I have been looking for a boat trailer for the past 8 years since a friend of mine decided to cut up his to make a utility trailer out of. (he gave the boat to me, minus trailer) I just recently managed to get his trailer from the widow and maybe now I can put that boat to use again. I cant believe you scored a good boat trailer for that price. I would paint it up and sell it to someone who needs a boat trailer.


----------



## taylorlambert (Jul 4, 2010)

When goats got big here I had a ton of the tandem axle boat trailers and the big single axle ones. Id build a tubing frame for the top and and sides. I made a box with cattle panels for folks to haul goats and sheep in. just right for the folks with Suvs. I sold them fast as I could build them.


----------



## Dandelion Acres (Sep 27, 2010)

Make great Tee Pee Trailers too!! For the poles..


----------



## plowjockey (Aug 18, 2008)

I purchased a small aluminum boat, with motor and trailer, at auction. The boat is just a light jon, so I pulled it off and put it in the pond.

The trailer was too nice to just let sit. I can temporarly turned the jack shaft sideways(just unbolt and turn) for front lumber support and then use the trailer to haul long 2x4" or 2x6" (16 footers so far). Just ratchet strap them tight.

I also plan to making a removable 4x8' removable bed for it, to haul smaller stuff.

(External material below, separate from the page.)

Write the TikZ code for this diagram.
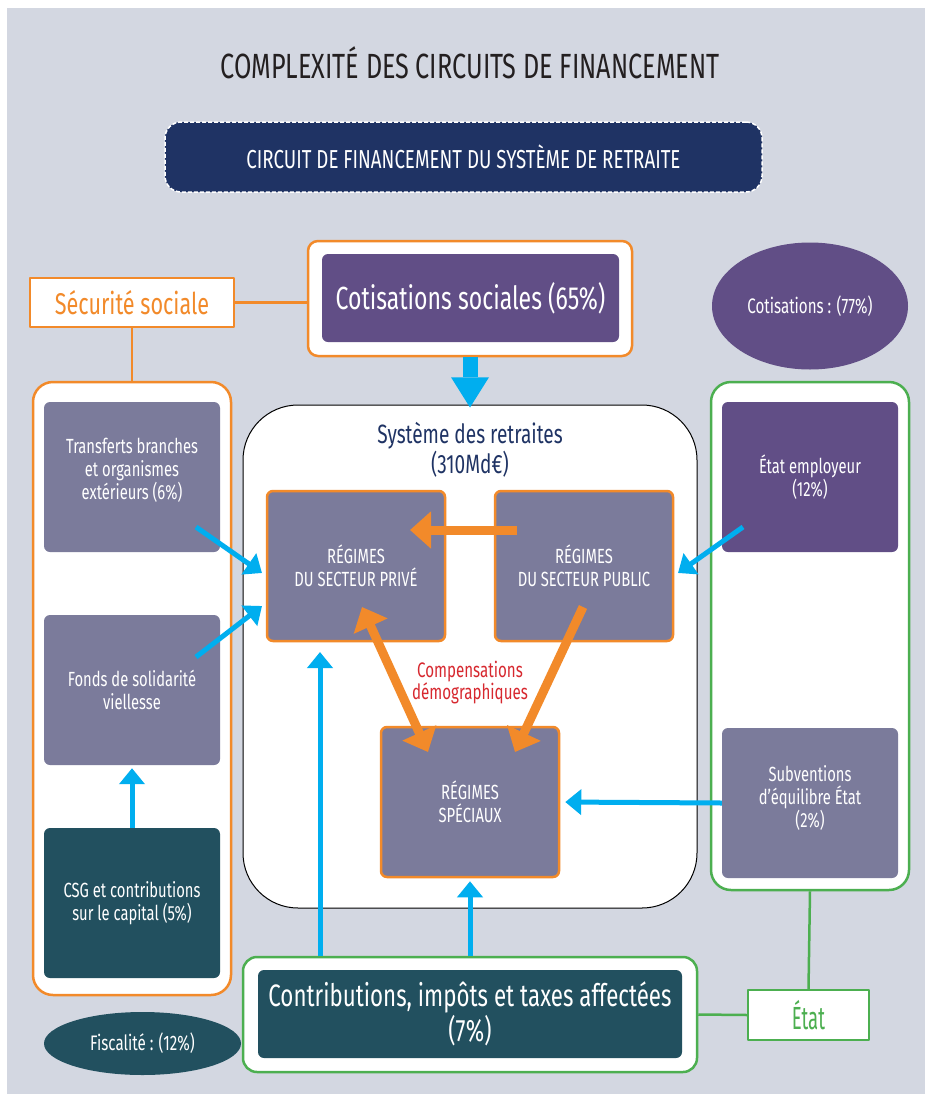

This trailer is much easier to haul around than the horse trailer. Can't have too many trailers.


----------



## Ol Tex (Oct 4, 2007)

I got a similar deal. Welded 3 cross braces and tack welded a sheet of scrap cut to fit the whole trailer. On the front vee section I mounted 2 propane tanks and a wood-box. On the main part, I mounted a homebuilt wood fired BBQ smoker/pit and a gas grill. Worked out great and pulled beautifully. I used it for 6 years for catering and at home, then sold it for $750.
John


----------



## Countrybumpkin (May 12, 2002)

Thanks guys for all the ideas! I think I will paint it, and wait for spring to try all sell it!


----------